Task to complete — Restate the data below word for word. Skip any images it contains.

# # # # # # #

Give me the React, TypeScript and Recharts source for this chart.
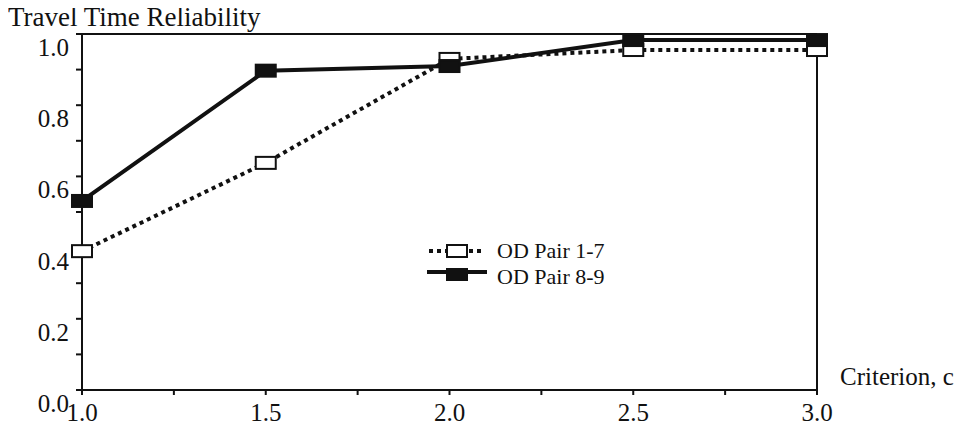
import React from 'react';
import { LineChart, Line, XAxis, YAxis, ReferenceLine } from 'recharts';

const criteria = [1.0, 1.5, 2.0, 2.5, 3.0];
const odPair17 = [0.39, 0.638, 0.93, 0.955, 0.955];
const odPair89 = [0.531, 0.897, 0.91, 0.983, 0.983];
const xTicks = [1.0, 1.25, 1.5, 1.75, 2.0, 2.25, 2.5, 2.75, 3.0];
const yTicks = [0, 0.1, 0.2, 0.3, 0.4, 0.5, 0.6, 0.7, 0.8, 0.9, 1.0];

const data = criteria.map((c, i) => ({ c, a: odPair17[i], b: odPair89[i] }));

const FONT = '"Liberation Serif", "DejaVu Serif", serif';

// rectangles used as markers
const BoxDot: React.FC<any> = ({ cx, cy, filled }) => {
  if (cx == null || cy == null) return null;
  return (
    <rect
      x={cx - 10}
      y={cy - 6}
      width={20}
      height={12}
      fill={filled ? '#111' : '#fff'}
      stroke="#111"
      strokeWidth={2}
    />
  );
};

const isMajor = (v: number, step: number) => Math.abs(v / step - Math.round(v / step)) < 1e-6;

const XTick: React.FC<any> = ({ x, y, payload }) => {
  if (!isMajor(payload.value, 0.5)) return null;
  return (
    <text x={x} y={y + 24} textAnchor="middle" fontFamily={FONT} fontSize={25} fill="#111">
      {payload.value.toFixed(1)}
    </text>
  );
};

const YTick: React.FC<any> = ({ x, y, payload }) => {
  if (!isMajor(payload.value, 0.2)) return null;
  return (
    <text x={x - 5} y={y + 22} textAnchor="end" fontFamily={FONT} fontSize={25} fill="#111">
      {payload.value.toFixed(1)}
    </text>
  );
};

const LegendBox: React.FC = () => (
  <div
    style={{
      position: 'absolute', left: 427, top: 238, fontFamily: FONT, fontSize: 22,
      color: '#111', lineHeight: '26px',
    }}
  >
    <div style={{ display: 'flex', alignItems: 'center', height: 26 }}>
      <svg width={60} height={18}>
        <line x1={2} y1={9} x2={58} y2={9} stroke="#111" strokeWidth={4} strokeDasharray="4 4" />
        <rect x={20} y={3} width={20} height={12} fill="#fff" stroke="#111" strokeWidth={2} />
      </svg>
      <span style={{ marginLeft: 10 }}>OD Pair 1-7</span>
    </div>
    <div style={{ display: 'flex', alignItems: 'center', height: 26 }}>
      <svg width={60} height={18}>
        <line x1={0} y1={4} x2={60} y2={4} stroke="#111" strokeWidth={4} />
        <rect x={20} y={0} width={20} height={12} fill="#111" stroke="#111" strokeWidth={2} />
      </svg>
      <span style={{ marginLeft: 10 }}>OD Pair 8-9</span>
    </div>
  </div>
);

export default function App() {
  return (
    <div style={{ position: 'relative', width: 970, height: 429, background: '#fff', margin: -8 }}>
      <div
        style={{
          position: 'absolute', left: 8, top: 2, fontFamily: FONT, fontSize: 27, color: '#111',
          lineHeight: '30px',
        }}
      >
        Travel Time Reliability
      </div>
      <div
        style={{
          position: 'absolute', left: 840, top: 362, fontFamily: FONT, fontSize: 25, color: '#111',
          lineHeight: '30px',
        }}
      >
        Criterion, c
      </div>
      <LineChart
        width={970}
        height={429}
        data={data}
        margin={{ top: 34, right: 153, bottom: 0, left: 0 }}
      >
        <XAxis
          dataKey="c"
          type="number"
          domain={[1, 3]}
          ticks={xTicks}
          interval={0}
          tick={<XTick />}
          tickSize={5}
          height={39}
          axisLine={{ stroke: '#111', strokeWidth: 2 }}
          tickLine={{ stroke: '#111', strokeWidth: 2 }}
        />
        <YAxis
          type="number"
          domain={[0, 1]}
          ticks={yTicks}
          interval={0}
          tick={<YTick />}
          tickSize={6}
          width={82}
          axisLine={{ stroke: '#111', strokeWidth: 2 }}
          tickLine={{ stroke: '#111', strokeWidth: 2 }}
        />
        <ReferenceLine y={1} stroke="#111" strokeWidth={2} />
        <ReferenceLine x={3} stroke="#111" strokeWidth={2} />
        <Line
          dataKey="a"
          stroke="#111"
          strokeWidth={4}
          strokeDasharray="4 4"
          dot={<BoxDot filled={false} />}
          isAnimationActive={false}
        />
        <Line
          dataKey="b"
          stroke="#111"
          strokeWidth={4}
          dot={<BoxDot filled />}
          isAnimationActive={false}
        />
      </LineChart>
      <LegendBox />
    </div>
  );
}
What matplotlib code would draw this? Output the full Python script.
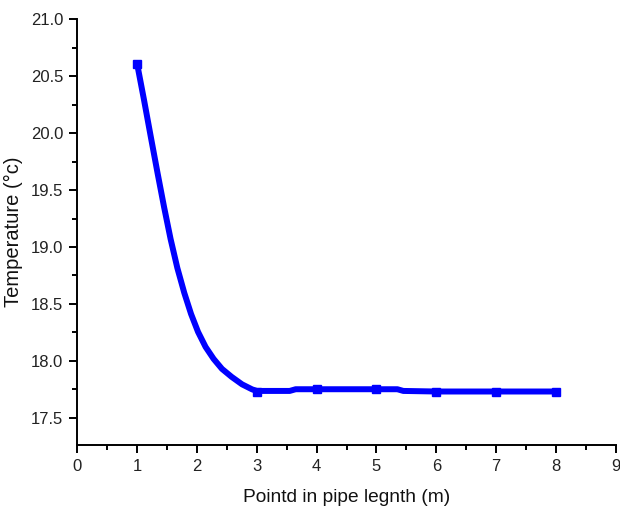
import matplotlib
matplotlib.use('Agg')
import matplotlib.pyplot as plt
import numpy as np
from matplotlib.ticker import MultipleLocator, FormatStrFormatter

plt.rcParams['font.family'] = ['Liberation Sans', 'DejaVu Sans']

# measured points (markers)
point_x = [1, 3, 4, 5, 6, 7, 8]
temp = [20.61, 17.73, 17.75, 17.75, 17.73, 17.73, 17.73]

# smoothed connecting line
curve_x = [1.0, 1.115, 1.229, 1.341, 1.450, 1.559, 1.672, 1.788, 1.901, 2.018,
           2.144, 2.278, 2.418, 2.579, 2.754, 2.921, 3.0, 3.55, 3.65, 4.0,
           5.0, 5.35, 5.45, 6.0, 7.0, 8.0]
curve_y = [20.61, 20.293, 19.967, 19.651, 19.352, 19.071, 18.816, 18.597, 18.412, 18.254,
           18.122, 18.017, 17.929, 17.859, 17.793, 17.749, 17.735, 17.735, 17.75, 17.75,
           17.75, 17.75, 17.735, 17.73, 17.73, 17.73]

fig = plt.figure(figsize=(6.2, 5.13), dpi=100)
ax = fig.add_axes([0.1247, 0.1326, 0.8684, 0.8294])

ax.plot(curve_x, curve_y, '-', color='#0000ff', lw=4.3, solid_joinstyle='round',
        solid_capstyle='butt', zorder=3)
ax.plot(point_x, temp, 's', color='#0000ff', ms=6, zorder=4)

ax.set_xlim(0, 9)
ax.set_ylim(17.26, 21.0)
ax.xaxis.set_major_locator(MultipleLocator(1))
ax.xaxis.set_minor_locator(MultipleLocator(0.5))
ax.yaxis.set_major_locator(MultipleLocator(0.5))
ax.yaxis.set_minor_locator(MultipleLocator(0.25))
ax.yaxis.set_major_formatter(FormatStrFormatter('%.1f'))

for s in ['top', 'right']:
    ax.spines[s].set_visible(False)
for s in ['left', 'bottom']:
    ax.spines[s].set_linewidth(1.4)
ax.tick_params(which='major', direction='out', length=6, width=1.4, labelsize=12,
               labelcolor='#222222', pad=4)
ax.tick_params(which='minor', direction='out', length=3.5, width=1.4)

ax.set_xlabel('Pointd in pipe legnth (m)', fontsize=13.8, color='#111111', labelpad=11)
ax.set_ylabel('Temperature (°c)', fontsize=14.5, color='#111111', labelpad=6)

fig.savefig('out.png', dpi=100)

# # # # # # #

Answer to the exercise —
Give me the React, TypeScript and Recharts source for this chart.
import React from 'react';
import { LineChart, Line, XAxis, YAxis, ReferenceLine } from 'recharts';

const criteria = [1.0, 1.5, 2.0, 2.5, 3.0];
const odPair17 = [0.39, 0.638, 0.93, 0.955, 0.955];
const odPair89 = [0.531, 0.897, 0.91, 0.983, 0.983];
const xTicks = [1.0, 1.25, 1.5, 1.75, 2.0, 2.25, 2.5, 2.75, 3.0];
const yTicks = [0, 0.1, 0.2, 0.3, 0.4, 0.5, 0.6, 0.7, 0.8, 0.9, 1.0];

const data = criteria.map((c, i) => ({ c, a: odPair17[i], b: odPair89[i] }));

const FONT = '"Liberation Serif", "DejaVu Serif", serif';

// rectangles used as markers
const BoxDot: React.FC<any> = ({ cx, cy, filled }) => {
  if (cx == null || cy == null) return null;
  return (
    <rect
      x={cx - 10}
      y={cy - 6}
      width={20}
      height={12}
      fill={filled ? '#111' : '#fff'}
      stroke="#111"
      strokeWidth={2}
    />
  );
};

const isMajor = (v: number, step: number) => Math.abs(v / step - Math.round(v / step)) < 1e-6;

const XTick: React.FC<any> = ({ x, y, payload }) => {
  if (!isMajor(payload.value, 0.5)) return null;
  return (
    <text x={x} y={y + 24} textAnchor="middle" fontFamily={FONT} fontSize={25} fill="#111">
      {payload.value.toFixed(1)}
    </text>
  );
};

const YTick: React.FC<any> = ({ x, y, payload }) => {
  if (!isMajor(payload.value, 0.2)) return null;
  return (
    <text x={x - 5} y={y + 22} textAnchor="end" fontFamily={FONT} fontSize={25} fill="#111">
      {payload.value.toFixed(1)}
    </text>
  );
};

const LegendBox: React.FC = () => (
  <div
    style={{
      position: 'absolute', left: 427, top: 238, fontFamily: FONT, fontSize: 22,
      color: '#111', lineHeight: '26px',
    }}
  >
    <div style={{ display: 'flex', alignItems: 'center', height: 26 }}>
      <svg width={60} height={18}>
        <line x1={2} y1={9} x2={58} y2={9} stroke="#111" strokeWidth={4} strokeDasharray="4 4" />
        <rect x={20} y={3} width={20} height={12} fill="#fff" stroke="#111" strokeWidth={2} />
      </svg>
      <span style={{ marginLeft: 10 }}>OD Pair 1-7</span>
    </div>
    <div style={{ display: 'flex', alignItems: 'center', height: 26 }}>
      <svg width={60} height={18}>
        <line x1={0} y1={4} x2={60} y2={4} stroke="#111" strokeWidth={4} />
        <rect x={20} y={0} width={20} height={12} fill="#111" stroke="#111" strokeWidth={2} />
      </svg>
      <span style={{ marginLeft: 10 }}>OD Pair 8-9</span>
    </div>
  </div>
);

export default function App() {
  return (
    <div style={{ position: 'relative', width: 970, height: 429, background: '#fff', margin: -8 }}>
      <div
        style={{
          position: 'absolute', left: 8, top: 2, fontFamily: FONT, fontSize: 27, color: '#111',
          lineHeight: '30px',
        }}
      >
        Travel Time Reliability
      </div>
      <div
        style={{
          position: 'absolute', left: 840, top: 362, fontFamily: FONT, fontSize: 25, color: '#111',
          lineHeight: '30px',
        }}
      >
        Criterion, c
      </div>
      <LineChart
        width={970}
        height={429}
        data={data}
        margin={{ top: 34, right: 153, bottom: 0, left: 0 }}
      >
        <XAxis
          dataKey="c"
          type="number"
          domain={[1, 3]}
          ticks={xTicks}
          interval={0}
          tick={<XTick />}
          tickSize={5}
          height={39}
          axisLine={{ stroke: '#111', strokeWidth: 2 }}
          tickLine={{ stroke: '#111', strokeWidth: 2 }}
        />
        <YAxis
          type="number"
          domain={[0, 1]}
          ticks={yTicks}
          interval={0}
          tick={<YTick />}
          tickSize={6}
          width={82}
          axisLine={{ stroke: '#111', strokeWidth: 2 }}
          tickLine={{ stroke: '#111', strokeWidth: 2 }}
        />
        <ReferenceLine y={1} stroke="#111" strokeWidth={2} />
        <ReferenceLine x={3} stroke="#111" strokeWidth={2} />
        <Line
          dataKey="a"
          stroke="#111"
          strokeWidth={4}
          strokeDasharray="4 4"
          dot={<BoxDot filled={false} />}
          isAnimationActive={false}
        />
        <Line
          dataKey="b"
          stroke="#111"
          strokeWidth={4}
          dot={<BoxDot filled />}
          isAnimationActive={false}
        />
      </LineChart>
      <LegendBox />
    </div>
  );
}
What matplotlib code would draw this? Output the full Python script.
import matplotlib
matplotlib.use('Agg')
import matplotlib.pyplot as plt
import numpy as np
from matplotlib.ticker import MultipleLocator, FormatStrFormatter

plt.rcParams['font.family'] = ['Liberation Sans', 'DejaVu Sans']

# measured points (markers)
point_x = [1, 3, 4, 5, 6, 7, 8]
temp = [20.61, 17.73, 17.75, 17.75, 17.73, 17.73, 17.73]

# smoothed connecting line
curve_x = [1.0, 1.115, 1.229, 1.341, 1.450, 1.559, 1.672, 1.788, 1.901, 2.018,
           2.144, 2.278, 2.418, 2.579, 2.754, 2.921, 3.0, 3.55, 3.65, 4.0,
           5.0, 5.35, 5.45, 6.0, 7.0, 8.0]
curve_y = [20.61, 20.293, 19.967, 19.651, 19.352, 19.071, 18.816, 18.597, 18.412, 18.254,
           18.122, 18.017, 17.929, 17.859, 17.793, 17.749, 17.735, 17.735, 17.75, 17.75,
           17.75, 17.75, 17.735, 17.73, 17.73, 17.73]

fig = plt.figure(figsize=(6.2, 5.13), dpi=100)
ax = fig.add_axes([0.1247, 0.1326, 0.8684, 0.8294])

ax.plot(curve_x, curve_y, '-', color='#0000ff', lw=4.3, solid_joinstyle='round',
        solid_capstyle='butt', zorder=3)
ax.plot(point_x, temp, 's', color='#0000ff', ms=6, zorder=4)

ax.set_xlim(0, 9)
ax.set_ylim(17.26, 21.0)
ax.xaxis.set_major_locator(MultipleLocator(1))
ax.xaxis.set_minor_locator(MultipleLocator(0.5))
ax.yaxis.set_major_locator(MultipleLocator(0.5))
ax.yaxis.set_minor_locator(MultipleLocator(0.25))
ax.yaxis.set_major_formatter(FormatStrFormatter('%.1f'))

for s in ['top', 'right']:
    ax.spines[s].set_visible(False)
for s in ['left', 'bottom']:
    ax.spines[s].set_linewidth(1.4)
ax.tick_params(which='major', direction='out', length=6, width=1.4, labelsize=12,
               labelcolor='#222222', pad=4)
ax.tick_params(which='minor', direction='out', length=3.5, width=1.4)

ax.set_xlabel('Pointd in pipe legnth (m)', fontsize=13.8, color='#111111', labelpad=11)
ax.set_ylabel('Temperature (°c)', fontsize=14.5, color='#111111', labelpad=6)

fig.savefig('out.png', dpi=100)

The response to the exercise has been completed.